JERSEY ALIVE: It’s always funny when you do those benefit shows. You have to deal with every Asbury Juke that ever existed.
SOUTHSIDE JOHNNY: (uproarious laughter).
JERSEY ALIVE: They all come back to haunt you.
SOUTHSIDE JOHNNY: There’s over 80 ex-Jukes or something like that. Somebody in England did a family tree one time and I mean, it was just an amazing amount of people that have been through the band.
JERSEY ALIVE: And you still have them all over for coffee, right?
SOUTHSIDE JOHNNY: Sure. They all come by for a barbecue. All 80 of ‘em.
JERSEY ALIVE: “The Jukes are here!” (laughs)
SOUTHSIDE JOHNNY: Oh, god. What’s this invading horde? Attila the Hun and the Jukes.
JERSEY ALIVE: I also wanted to mention (Jukes lead guitarist) Bobby Bandiera.
SOUTHSIDE JOHNNY: Oh, you had to bring him up, huh? That oughta put the keebosh on all our fun now.

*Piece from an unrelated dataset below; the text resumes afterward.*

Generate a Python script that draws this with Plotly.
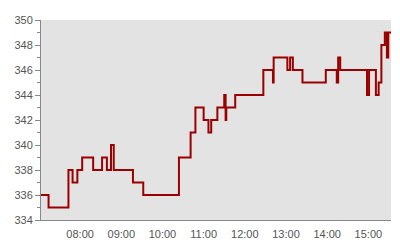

JERSEY ALIVE: His playing is really nice on the album.
SOUTHSIDE JOHNNY: He played great. And it’s all kind of off-the-cuff. I mean he didn’t know anymore than I did about what the music was gonna be.
JERSEY ALIVE: It just goes to show that playing in all those clubs for 20 billion years paid off.
SOUTHSIDE JOHNNY: And the thing is, Bobby and I have a real rapport with that stuff too. He understands what I’m trying to do and he really helps me get it done. Between him and Garry, I had a lot of support as far as just experimenting and we wanted to just let it happen the way we used to make records instead of all this intense overdubbing and cleaning up every mistake.
JERSEY ALIVE: So Bobby is kind of like Keith Richards to your Mick Jagger.
SOUTHSIDE JOHNNY: (laughs) He’s starting to look like him too!
JERSEY ALIVE: And Garry is your Andrew Loog Oldham.
SOUTHSIDE JOHNNY: Yeah, that’s right. (laughs). I’m gonna tell Garry you said that.